“With God all things are possible.” Matthew 19:26
A Blog? Seriously, Lord?
Hello, my name is April James. I did not grow up with aspirations of being a writer, certainly not writing anything that pertained to me or how I felt, what I thought, what I did, or my life experiences. Actually, I did not even like English in school, and detested trying to figure out sentence structure. I still struggle with adjectives, pronouns, punctuation, grammar and the like today.
But, in seventh grade, my English teacher offered extra credits to students who would journal. I wanted the credit, so I wrote a little each day. Admittedly, it was mostly fabrications, but it worked. Oh my, did I just confess a lifelong secret? I hope Mr. Tyler won’t go back and change my grade after all these decades!
Now, before you start making assumptions here – please allow a little grace; I was not a follower of Jesus Christ at the time, and as I alluded earlier, I didn’t want anything about myself known, even for a better grade. However, that would change the end of 2011.
I accepted the Lord in high school, yet remained bound by many fears, and emotional wounds. In the Fall of 2011, the Lord began doing a miraculous emotional healing in my life. He removed all the guilt, shame, and self-condemnation I had been carrying. During this time I began to journal, and unlike in the seventh grade, it was with emotions naked and raw. What I felt, thought, things from the past I had never spoken of or put into writing, and the changes taking place in me as the Lord walked me through the healing process.

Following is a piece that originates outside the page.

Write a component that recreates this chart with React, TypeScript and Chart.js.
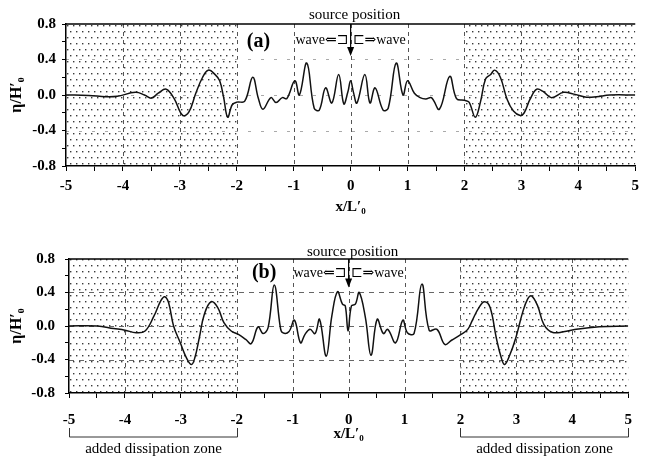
import React, { useEffect, useRef } from 'react';
import { Chart, registerables } from 'chart.js';

Chart.register(...registerables);

// ---- data ----
const panelAX = [-5.0, -4.6, -4.3, -4.1, -3.78, -3.62, -3.5, -3.38, -3.24, -3.1, -2.95, -2.84, -2.72, -2.6, -2.5, -2.38, -2.3, -2.23, -2.16, -2.08, -2.0, -1.86, -1.72, -1.62, -1.54, -1.4, -1.31, -1.2, -1.12, -0.98, -0.9, -0.77, -0.64, -0.55, -0.44, -0.33, -0.21, -0.12, -0.05, 0.0, 0.05, 0.11, 0.25, 0.34, 0.43, 0.57, 0.66, 0.8, 0.92, 1.0, 1.12, 1.22, 1.32, 1.42, 1.56, 1.74, 1.86, 2.0, 2.08, 2.19, 2.28, 2.37, 2.46, 2.53, 2.63, 2.75, 2.86, 2.98, 3.05, 3.15, 3.27, 3.38, 3.53, 3.74, 3.92, 4.14, 4.32, 4.55, 5.0];
const panelAY = [0.0, -0.005, -0.02, -0.015, 0.03, 0.0, -0.035, 0.02, 0.065, -0.04, -0.23, -0.19, 0.02, 0.2, 0.28, 0.23, 0.16, -0.03, -0.25, -0.11, -0.08, -0.07, 0.2, -0.04, -0.16, -0.03, -0.085, -0.03, -0.04, 0.16, 0.0, 0.36, -0.15, -0.17, 0.08, -0.09, 0.23, -0.1, 0.03, 0.16, 0.03, -0.09, 0.23, -0.09, 0.08, -0.17, -0.15, 0.36, 0.0, 0.16, 0.02, -0.03, -0.045, -0.03, -0.16, 0.21, -0.04, -0.06, -0.08, -0.25, -0.08, 0.18, 0.23, 0.28, 0.2, -0.05, -0.18, -0.23, -0.2, -0.05, 0.065, 0.04, -0.03, 0.03, 0.01, -0.025, -0.02, 0.0, 0.0];

const panelBX = [-5.0, -4.5, -4.2, -4.0, -3.8, -3.64, -3.48, -3.36, -3.29, -3.22, -3.13, -3.01, -2.9, -2.81, -2.75, -2.67, -2.58, -2.46, -2.34, -2.23, -2.1, -1.97, -1.84, -1.74, -1.62, -1.53, -1.44, -1.33, -1.22, -1.18, -1.07, -0.97, -0.86, -0.78, -0.69, -0.6, -0.52, -0.4, -0.3, -0.2, -0.11, -0.06, -0.01, 0.05, 0.12, 0.19, 0.3, 0.4, 0.51, 0.62, 0.7, 0.84, 0.97, 1.05, 1.17, 1.31, 1.44, 1.58, 1.72, 1.84, 2.01, 2.13, 2.21, 2.33, 2.43, 2.53, 2.64, 2.73, 2.79, 2.88, 2.99, 3.11, 3.2, 3.27, 3.38, 3.49, 3.64, 3.84, 4.07, 4.48, 5.0];
const panelBY = [0.0, 0.0, -0.03, -0.05, -0.08, -0.06, 0.12, 0.3, 0.35, 0.28, 0.0, -0.2, -0.38, -0.46, -0.38, -0.14, 0.14, 0.29, 0.22, 0.04, -0.06, -0.1, -0.16, -0.21, -0.01, -0.09, -0.02, 0.49, -0.02, -0.08, -0.07, 0.07, -0.2, -0.1, -0.04, -0.09, 0.08, -0.36, 0.12, 0.41, 0.26, 0.24, -0.06, 0.24, 0.26, 0.4, 0.1, -0.35, 0.08, -0.09, -0.04, -0.2, 0.07, -0.08, -0.09, 0.5, -0.05, -0.04, -0.22, -0.17, -0.1, -0.04, 0.065, 0.22, 0.29, 0.22, -0.14, -0.38, -0.46, -0.35, -0.14, 0.16, 0.32, 0.36, 0.24, 0.02, -0.075, -0.07, -0.04, -0.01, 0.0];

const shadedZones = [[-5, -2], [2, 5]];
const gridXs = [-4, -3, -2, -1, 0, 1, 2, 3, 4];
const gridYs = [-0.4, 0, 0.4];
const sourceLabel = 'source position';
const waveLeft = 'wave⇐⊐';
const waveRight = '⊏⇒wave';
const zoneLabel = 'added dissipation zone';
const xTitle = 'x/L′₀';
const yTitle = 'η/H′₀';

const SERIF = "'Liberation Serif', 'Times New Roman', 'DejaVu Serif', serif";

type PanelCfg = {
  xs: number[]; ys: number[]; label: string; top: number; height: number;
  padTop: number; padRight: number; yAxisW: number; xAxisH: number;
  xTickPad: number; xTitlePad: number; yTickPad: number;
  labelX: number; labelDy: number; waveDy: number; sourceDy: number;
  arrowTip: number; bracket: boolean; sparseH: boolean;
};

const panels: PanelCfg[] = [
  { xs: panelAX, ys: panelAY, label: '(a)', top: 0, height: 228, padTop: 24, padRight: 4, yAxisW: 66, xAxisH: 62,
    xTickPad: 6, xTitlePad: 12, yTickPad: 6, labelX: -1.62, labelDy: 18, waveDy: 16, sourceDy: -9, arrowTip: 0.44, bracket: false, sparseH: true },
  { xs: panelBX, ys: panelBY, label: '(b)', top: 228, height: 229, padTop: 31, padRight: 2, yAxisW: 69, xAxisH: 64,
    xTickPad: 13, xTitlePad: 14, yTickPad: 10, labelX: -1.51, labelDy: 14, waveDy: 14, sourceDy: -7, arrowTip: 0.46, bracket: true, sparseH: false },
];

function makePattern(ctx: CanvasRenderingContext2D) {
  const c = document.createElement('canvas');
  c.width = 6; c.height = 12;
  const g = c.getContext('2d')!;
  g.fillStyle = '#3a3a3a';
  g.fillRect(1, 1, 1.4, 1.4);
  g.fillRect(4, 7, 1.4, 1.4);
  return ctx.createPattern(c, 'repeat');
}

function Panel({ cfg }: { cfg: PanelCfg }) {
  const ref = useRef<HTMLCanvasElement | null>(null);
  useEffect(() => {
    const canvas = ref.current!;
    const pattern = makePattern(canvas.getContext('2d')!);
    const deco = {
      id: 'deco',
      beforeDraw(chart: any) {
        const { ctx, chartArea: ca, scales } = chart;
        const x = scales.x, y = scales.y;
        ctx.save();
        ctx.fillStyle = pattern;
        for (const [a, b] of shadedZones) {
          const x0 = x.getPixelForValue(a), x1 = x.getPixelForValue(b);
          ctx.fillRect(x0, ca.top, x1 - x0, ca.bottom - ca.top);
        }
        ctx.lineWidth = 1;
        ctx.strokeStyle = '#555';
        ctx.setLineDash([4, 4]);
        for (const v of gridXs) {
          const px = Math.round(x.getPixelForValue(v)) + 0.5;
          ctx.beginPath(); ctx.moveTo(px, ca.top); ctx.lineTo(px, ca.bottom); ctx.stroke();
        }
        ctx.strokeStyle = cfg.sparseH ? '#aaa' : '#666';
        ctx.setLineDash(cfg.sparseH ? [3, 10] : [5, 5]);
        for (const v of gridYs) {
          const py = Math.round(y.getPixelForValue(v)) + 0.5;
          ctx.beginPath(); ctx.moveTo(ca.left, py); ctx.lineTo(ca.right, py); ctx.stroke();
        }
        ctx.restore();
      },
      afterDraw(chart: any) {
        const { ctx, chartArea: ca, scales } = chart;
        const x = scales.x, y = scales.y;
        ctx.save();
        // top frame
        ctx.strokeStyle = '#000'; ctx.lineWidth = 1.3;
        ctx.beginPath(); ctx.moveTo(ca.left, ca.top); ctx.lineTo(ca.right, ca.top); ctx.stroke();
        // arrow
        const x0 = x.getPixelForValue(0);
        const tip = y.getPixelForValue(cfg.arrowTip);
        ctx.lineWidth = 1.2;
        ctx.beginPath(); ctx.moveTo(x0, ca.top); ctx.lineTo(x0, tip - 6); ctx.stroke();
        ctx.fillStyle = '#000';
        ctx.beginPath(); ctx.moveTo(x0 - 3.5, tip - 9); ctx.lineTo(x0 + 3.5, tip - 9); ctx.lineTo(x0, tip); ctx.closePath(); ctx.fill();
        // texts
        ctx.textBaseline = 'middle';
        ctx.textAlign = 'center';
        ctx.font = `15px ${SERIF}`;
        ctx.fillText(sourceLabel, x0 + 4, ca.top + cfg.sourceDy);
        ctx.font = `14px ${SERIF}`;
        ctx.textAlign = 'right';
        ctx.fillText(waveLeft, x0 - 2, ca.top + cfg.waveDy);
        ctx.textAlign = 'left';
        ctx.fillText(waveRight, x0 + 2, ca.top + cfg.waveDy);
        ctx.textAlign = 'center';
        ctx.font = `bold 20px ${SERIF}`;
        ctx.fillText(cfg.label, x.getPixelForValue(cfg.labelX), ca.top + cfg.labelDy);
        if (cfg.bracket) {
          ctx.strokeStyle = '#333'; ctx.lineWidth = 1;
          ctx.font = `15px ${SERIF}`;
          for (const [a, b] of shadedZones) {
            const xa = Math.round(x.getPixelForValue(a)) + 0.5;
            const xb = Math.min(Math.round(x.getPixelForValue(b)) + 0.5, chart.width - 1.5);
            const yTop = ca.bottom + 35, yBot = ca.bottom + 44;
            ctx.beginPath();
            ctx.moveTo(xa, yTop); ctx.lineTo(xa, yBot); ctx.lineTo(xb, yBot); ctx.lineTo(xb, yTop);
            ctx.stroke();
            ctx.fillText(zoneLabel, (xa + xb) / 2, ca.bottom + 56);
          }
        }
        ctx.restore();
      },
    };

    const chart = new Chart(canvas, {
      type: 'line',
      data: {
        datasets: [{
          data: cfg.xs.map((v, i) => ({ x: v, y: cfg.ys[i] })),
          borderColor: '#111',
          borderWidth: 1.5,
          pointRadius: 0,
          fill: false,
          tension: 0.4,
        }],
      },
      options: {
        responsive: false,
        animation: false,
        devicePixelRatio: 1,
        layout: { padding: { top: cfg.padTop, right: cfg.padRight, left: 0, bottom: 0 } },
        plugins: { legend: { display: false }, tooltip: { enabled: false } },
        scales: {
          x: {
            type: 'linear', min: -5, max: 5,
            afterFit: (s: any) => { s.height = cfg.xAxisH; },
            grid: { drawOnChartArea: false, drawTicks: true, tickLength: 5, tickColor: '#000', tickWidth: 1 },
            border: { display: true, color: '#000', width: 1.5 },
            ticks: {
              stepSize: 0.5, autoSkip: false, maxRotation: 0, minRotation: 0, padding: cfg.xTickPad,
              color: '#000', font: { family: SERIF, size: 15, weight: 'bold' },
              callback: (v: any) => { const r = Math.round(Number(v) * 2); return r % 2 === 0 ? String(r / 2) : ''; },
            },
            title: { display: true, text: xTitle, color: '#000', font: { family: SERIF, size: 15, weight: 'bold' }, padding: { top: 0, bottom: cfg.xTitlePad } },
          },
          y: {
            type: 'linear', min: -0.8, max: 0.8,
            afterFit: (s: any) => { s.width = cfg.yAxisW; },
            grid: { drawOnChartArea: false, drawTicks: true, tickLength: 4, tickColor: '#000', tickWidth: 1 },
            border: { display: true, color: '#000', width: 1.5 },
            ticks: {
              stepSize: 0.2, autoSkip: false, padding: cfg.yTickPad,
              color: '#000', font: { family: SERIF, size: 15, weight: 'bold' },
              callback: (v: any) => { const r = Math.round(Number(v) * 10); return r % 4 === 0 ? (r / 10).toFixed(1) : ''; },
            },
            title: { display: true, text: yTitle, color: '#000', font: { family: SERIF, size: 16, weight: 'bold' }, padding: { top: 7, bottom: 0 } },
          },
        },
      },
      plugins: [deco],
    } as any);
    return () => chart.destroy();
  }, [cfg]);
  return (
    <canvas ref={ref} width={645} height={cfg.height}
      style={{ position: 'absolute', left: 0, top: cfg.top, width: 645, height: cfg.height }} />
  );
}

export default function App() {
  return (
    <div style={{ position: 'absolute', left: 0, top: 0, width: 645, height: 457, background: '#fff', overflow: 'hidden' }}>
      {panels.map((p) => <Panel key={p.label} cfg={p} />)}
    </div>
  );
}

The writing began December 07, 2011, at 1:30 AM, with the poem, New Life. New Life was the first writing expressing my emotions and thoughts. My writing started with poetry, expanded into devotionals, inspirational articles and other miscellaneous writings, sharing both from my heart and what I felt the Holy Spirit was giving to me. Much credit is given to a couple of close friends, who encouraged me to share my story and writings. Everyone should have such wonderful friends.
A Blog? Seriously, Lord?
I can’t say a blog was originally my thought. I laughed when anyone suggested it, and I ignored a prompting from within for some time. But, here I am today starting a blog; I am not certain just where it will go, but I hope it blesses and encourages the lives of those who read it.
If there is one thing I am certain of: God does work all things out for the good of those who love Him, He can turn tragedy into triumph and misery into ministry.
For those who like disclaimers, mine would be: If you are looking to read postings with perfect grammar, punctuation and syntax – this is not it. I’m an imperfect girl in love with a perfect God. My desire is to share the perfect One, not point to how good I am (or am not). I hope in grace you can look past the flaws to see and hear Him.
Good morning, Sister April!
I have been reading your messages in the Ambassador for a couple of years, and had the privilege of meeting you at a Gold Sox Faith night.
I usually send my “thank you” notes via Seth’s page; this one I needed to send directly to you!
The March 2019 message spoke to me right where I am in life at this precise moment. I have some decisions and moves to make and is often the case with your messages, they remind me of His precious promises for all of us! You heard my selftalk “what if I fail?” Moses and I doubting what God can do through us, silly men!
Thank you for the reminder that God is with me (Mt 28:20; Jos 1:8,9), for encouraging me to step out in faith, that no matter the outcome, He is on my side, and loves me more than I can ever know on this side of glory!
I pray for your continued growth and His blessings for you and the ministry He has bless you with for us to share the benefit .
God bless you more and more, my precious Sister!!
Thank you for taking the time to send me the precious note, it encourages me. I am glad to know you find the articles encouraging. It is always my prayer that the Lord will use them to speak or touch someone.
May the Lord bless and prosper your faith steps and all you set your hand to. I pray the Lord encourages you in heart, lifts your spirit, strengthens your resolve to follow, and fills you with peace in the way you are to go.